Rhinoviruses (RV) and inhaled allergens, such as house dust mite (HDM) are the major agents responsible for asthma onset, exacerbations and progression to the severe disease, but the mechanisms of these pathogenic reciprocal virus-allergen interactions are not well understood. To address this, we analyzed mechanisms of airway epithelial sensing and response to RV infection using controlled experimental in vivo RV infection in healthy controls and patients with asthma and in vitro models of HDM exposure and RV infection in primary airway epithelial cells. We found that intranasal RV infection in patients with asthma led to the highly augmented inflammasome-mediated lower airway inflammation detected in bronchial brushes, biopsies and bronchoalveolar lavage fluid. Mechanistically, RV infection in bronchial airway epithelium led to retinoic acid-inducible gene I (RIG-I), but not via NLR family pyrin domain containing 3 (NLRP3) inflammasome activation, which was highly augmented in patients with asthma, especially upon pre-exposure to HDM. This excessive activation of RIG-I inflammasomes was responsible for the impairment of antiviral type I/III interferons (IFN), prolonged viral clearance and unresolved inflammation in asthma in vivo and in vitro. Pre-exposure to HDM amplifies RV-induced epithelial injury in patients with asthma via enhancement of pro-IL1{beta} expression and release, additional inhibition of type I/III IFNs and activation of auxiliary proinflammatory and pro-remodeling proteins. Finally, in order to determine whether RV-induced activation of RIG-I inflammasome may play a role in the susceptibility to severe acute respiratory syndrome coronavirus (SARS-CoV-2) infection in asthma, we analyzed the effects of HDM exposure and RV/SARS-CoV-2 coinfection.

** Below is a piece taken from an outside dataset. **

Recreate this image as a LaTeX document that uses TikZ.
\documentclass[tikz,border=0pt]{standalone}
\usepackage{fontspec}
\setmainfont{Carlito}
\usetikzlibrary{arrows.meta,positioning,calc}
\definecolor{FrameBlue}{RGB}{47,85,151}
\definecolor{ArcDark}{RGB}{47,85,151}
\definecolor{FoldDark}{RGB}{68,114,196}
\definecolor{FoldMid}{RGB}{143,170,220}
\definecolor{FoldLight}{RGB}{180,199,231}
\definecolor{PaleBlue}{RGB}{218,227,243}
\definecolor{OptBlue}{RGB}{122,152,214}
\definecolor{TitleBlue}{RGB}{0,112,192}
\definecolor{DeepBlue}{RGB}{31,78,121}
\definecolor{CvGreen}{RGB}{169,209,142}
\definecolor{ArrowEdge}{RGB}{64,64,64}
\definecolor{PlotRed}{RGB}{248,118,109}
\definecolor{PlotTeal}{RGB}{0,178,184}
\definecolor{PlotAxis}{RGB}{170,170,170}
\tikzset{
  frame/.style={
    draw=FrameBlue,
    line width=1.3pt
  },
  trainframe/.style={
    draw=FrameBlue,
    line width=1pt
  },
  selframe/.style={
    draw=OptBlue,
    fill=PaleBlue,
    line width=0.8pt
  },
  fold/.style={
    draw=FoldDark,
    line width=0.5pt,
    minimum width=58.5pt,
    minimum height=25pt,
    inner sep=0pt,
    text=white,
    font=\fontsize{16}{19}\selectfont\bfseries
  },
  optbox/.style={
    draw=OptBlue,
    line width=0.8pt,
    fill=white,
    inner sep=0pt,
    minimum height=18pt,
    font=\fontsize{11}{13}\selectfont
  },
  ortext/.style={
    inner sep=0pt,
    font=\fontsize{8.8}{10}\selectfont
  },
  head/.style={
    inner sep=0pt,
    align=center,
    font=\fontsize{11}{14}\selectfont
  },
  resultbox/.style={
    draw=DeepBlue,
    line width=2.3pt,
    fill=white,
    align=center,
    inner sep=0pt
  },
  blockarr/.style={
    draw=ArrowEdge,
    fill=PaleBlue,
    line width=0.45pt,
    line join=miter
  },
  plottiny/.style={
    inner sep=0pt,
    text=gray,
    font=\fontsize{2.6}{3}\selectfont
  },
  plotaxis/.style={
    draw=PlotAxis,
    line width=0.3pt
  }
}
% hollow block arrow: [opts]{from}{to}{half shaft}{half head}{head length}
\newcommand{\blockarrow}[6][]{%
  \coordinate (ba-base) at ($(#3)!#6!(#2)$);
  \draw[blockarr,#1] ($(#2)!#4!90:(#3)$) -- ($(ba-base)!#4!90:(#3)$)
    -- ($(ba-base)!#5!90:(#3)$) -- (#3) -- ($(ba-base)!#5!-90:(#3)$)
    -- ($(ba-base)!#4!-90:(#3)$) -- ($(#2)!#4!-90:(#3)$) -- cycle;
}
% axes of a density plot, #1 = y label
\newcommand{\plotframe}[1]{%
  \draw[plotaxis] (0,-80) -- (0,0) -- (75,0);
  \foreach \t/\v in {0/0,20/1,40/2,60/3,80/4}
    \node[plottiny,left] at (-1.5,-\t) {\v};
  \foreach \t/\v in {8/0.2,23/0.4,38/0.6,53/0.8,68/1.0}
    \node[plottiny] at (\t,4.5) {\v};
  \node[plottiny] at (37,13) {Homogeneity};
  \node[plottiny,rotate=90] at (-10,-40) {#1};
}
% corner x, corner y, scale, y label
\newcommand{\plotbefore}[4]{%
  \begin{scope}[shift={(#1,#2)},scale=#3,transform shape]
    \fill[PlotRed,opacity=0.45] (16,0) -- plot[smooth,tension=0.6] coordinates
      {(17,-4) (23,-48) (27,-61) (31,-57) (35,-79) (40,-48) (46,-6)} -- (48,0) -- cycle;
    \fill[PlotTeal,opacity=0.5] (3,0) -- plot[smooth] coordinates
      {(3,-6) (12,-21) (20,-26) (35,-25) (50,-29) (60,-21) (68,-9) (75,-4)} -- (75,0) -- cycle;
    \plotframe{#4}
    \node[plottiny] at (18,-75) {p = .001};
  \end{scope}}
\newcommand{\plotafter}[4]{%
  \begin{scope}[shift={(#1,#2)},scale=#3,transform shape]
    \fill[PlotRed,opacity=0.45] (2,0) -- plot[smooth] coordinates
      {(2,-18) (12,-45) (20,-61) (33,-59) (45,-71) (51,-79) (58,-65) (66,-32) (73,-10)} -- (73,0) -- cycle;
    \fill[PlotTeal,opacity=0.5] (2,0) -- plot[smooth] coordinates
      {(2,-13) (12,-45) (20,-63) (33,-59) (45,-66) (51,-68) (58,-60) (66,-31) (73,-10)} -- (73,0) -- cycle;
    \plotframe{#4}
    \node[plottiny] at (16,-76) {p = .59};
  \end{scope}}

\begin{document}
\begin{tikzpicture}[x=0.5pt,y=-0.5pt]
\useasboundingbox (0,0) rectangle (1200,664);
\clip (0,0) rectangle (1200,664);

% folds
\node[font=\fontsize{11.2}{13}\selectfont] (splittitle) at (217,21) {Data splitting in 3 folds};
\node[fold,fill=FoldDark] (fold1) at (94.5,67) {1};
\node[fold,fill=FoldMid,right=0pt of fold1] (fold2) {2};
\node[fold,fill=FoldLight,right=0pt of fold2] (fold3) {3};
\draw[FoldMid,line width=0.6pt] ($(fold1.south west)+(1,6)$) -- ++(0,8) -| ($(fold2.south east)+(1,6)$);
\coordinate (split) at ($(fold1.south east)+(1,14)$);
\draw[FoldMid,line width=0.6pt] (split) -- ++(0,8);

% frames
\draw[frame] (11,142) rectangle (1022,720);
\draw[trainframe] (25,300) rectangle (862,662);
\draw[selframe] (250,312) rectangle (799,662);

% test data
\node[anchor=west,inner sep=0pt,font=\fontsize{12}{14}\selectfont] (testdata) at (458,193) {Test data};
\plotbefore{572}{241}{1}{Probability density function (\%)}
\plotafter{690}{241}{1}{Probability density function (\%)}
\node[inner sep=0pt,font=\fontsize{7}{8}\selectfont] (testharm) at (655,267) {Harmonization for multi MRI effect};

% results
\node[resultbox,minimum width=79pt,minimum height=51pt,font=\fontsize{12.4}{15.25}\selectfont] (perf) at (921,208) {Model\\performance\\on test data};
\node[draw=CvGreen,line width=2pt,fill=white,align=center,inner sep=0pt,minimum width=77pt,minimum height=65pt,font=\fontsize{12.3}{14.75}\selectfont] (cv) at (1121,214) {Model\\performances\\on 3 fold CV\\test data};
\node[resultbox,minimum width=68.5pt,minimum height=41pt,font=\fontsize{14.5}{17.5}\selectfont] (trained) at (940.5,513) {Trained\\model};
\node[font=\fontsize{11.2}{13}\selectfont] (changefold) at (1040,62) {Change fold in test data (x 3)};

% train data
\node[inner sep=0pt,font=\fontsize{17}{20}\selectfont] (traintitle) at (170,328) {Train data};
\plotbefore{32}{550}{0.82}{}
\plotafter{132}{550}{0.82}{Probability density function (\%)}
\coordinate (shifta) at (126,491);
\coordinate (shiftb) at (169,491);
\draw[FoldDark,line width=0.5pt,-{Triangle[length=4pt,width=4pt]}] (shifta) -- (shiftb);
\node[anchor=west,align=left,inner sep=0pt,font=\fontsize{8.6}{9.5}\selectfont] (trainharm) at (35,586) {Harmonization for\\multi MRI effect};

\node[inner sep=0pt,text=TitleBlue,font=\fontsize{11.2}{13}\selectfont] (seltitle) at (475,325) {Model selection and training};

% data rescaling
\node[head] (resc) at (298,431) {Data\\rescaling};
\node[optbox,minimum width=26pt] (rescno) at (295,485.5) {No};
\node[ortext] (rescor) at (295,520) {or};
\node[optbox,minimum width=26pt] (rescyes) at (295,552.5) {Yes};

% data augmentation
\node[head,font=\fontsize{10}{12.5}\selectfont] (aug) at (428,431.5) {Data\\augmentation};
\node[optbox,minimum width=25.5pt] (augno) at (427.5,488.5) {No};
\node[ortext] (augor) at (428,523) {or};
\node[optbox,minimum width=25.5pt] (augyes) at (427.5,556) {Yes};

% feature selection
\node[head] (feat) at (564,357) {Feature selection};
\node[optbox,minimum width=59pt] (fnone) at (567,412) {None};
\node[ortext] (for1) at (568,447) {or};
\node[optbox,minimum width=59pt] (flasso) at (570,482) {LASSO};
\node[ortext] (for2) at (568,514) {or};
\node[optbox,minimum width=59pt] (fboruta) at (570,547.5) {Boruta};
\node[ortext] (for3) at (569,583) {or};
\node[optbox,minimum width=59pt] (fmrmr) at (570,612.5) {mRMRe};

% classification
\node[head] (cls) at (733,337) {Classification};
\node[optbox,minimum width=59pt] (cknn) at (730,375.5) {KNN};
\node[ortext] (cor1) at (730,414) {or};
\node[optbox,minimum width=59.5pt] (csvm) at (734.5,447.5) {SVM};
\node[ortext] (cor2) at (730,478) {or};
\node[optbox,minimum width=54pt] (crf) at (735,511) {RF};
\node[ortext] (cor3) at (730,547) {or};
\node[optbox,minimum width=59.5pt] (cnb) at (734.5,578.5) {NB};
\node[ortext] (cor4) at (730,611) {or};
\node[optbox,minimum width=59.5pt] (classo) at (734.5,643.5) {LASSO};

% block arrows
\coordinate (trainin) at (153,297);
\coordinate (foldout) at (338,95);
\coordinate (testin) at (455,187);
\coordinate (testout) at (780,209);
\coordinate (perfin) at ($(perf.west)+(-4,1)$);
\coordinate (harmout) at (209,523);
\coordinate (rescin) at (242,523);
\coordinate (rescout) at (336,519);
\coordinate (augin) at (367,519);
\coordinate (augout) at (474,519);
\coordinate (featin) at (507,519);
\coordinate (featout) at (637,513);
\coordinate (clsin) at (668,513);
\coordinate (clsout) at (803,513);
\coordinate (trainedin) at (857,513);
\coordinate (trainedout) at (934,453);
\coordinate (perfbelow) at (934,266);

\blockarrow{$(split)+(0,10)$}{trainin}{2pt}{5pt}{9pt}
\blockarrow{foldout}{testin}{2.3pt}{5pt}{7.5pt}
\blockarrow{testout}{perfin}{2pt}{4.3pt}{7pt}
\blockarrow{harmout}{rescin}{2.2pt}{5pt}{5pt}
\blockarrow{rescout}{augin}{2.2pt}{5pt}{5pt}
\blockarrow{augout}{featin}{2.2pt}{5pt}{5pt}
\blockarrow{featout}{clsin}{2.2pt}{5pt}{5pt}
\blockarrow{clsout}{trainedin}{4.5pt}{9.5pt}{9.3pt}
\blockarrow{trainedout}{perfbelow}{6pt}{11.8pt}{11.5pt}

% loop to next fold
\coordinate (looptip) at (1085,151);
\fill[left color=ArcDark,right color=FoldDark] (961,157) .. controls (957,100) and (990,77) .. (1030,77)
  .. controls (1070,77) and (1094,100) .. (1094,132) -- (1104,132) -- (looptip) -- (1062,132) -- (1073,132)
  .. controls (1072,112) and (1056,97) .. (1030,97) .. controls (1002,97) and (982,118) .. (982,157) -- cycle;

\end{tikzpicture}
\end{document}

We found that prior infection with RV restricted SARS-CoV-2 replication, but co-infection augmented RIG-I inflammasome activation and epithelial inflammation in patients with asthma, especially in the presence of HDM. Timely inhibition of epithelial RIG-I inflammasome activation may lead to more efficient viral clearance and lower the burden of RV and SARS-CoV-2 infections.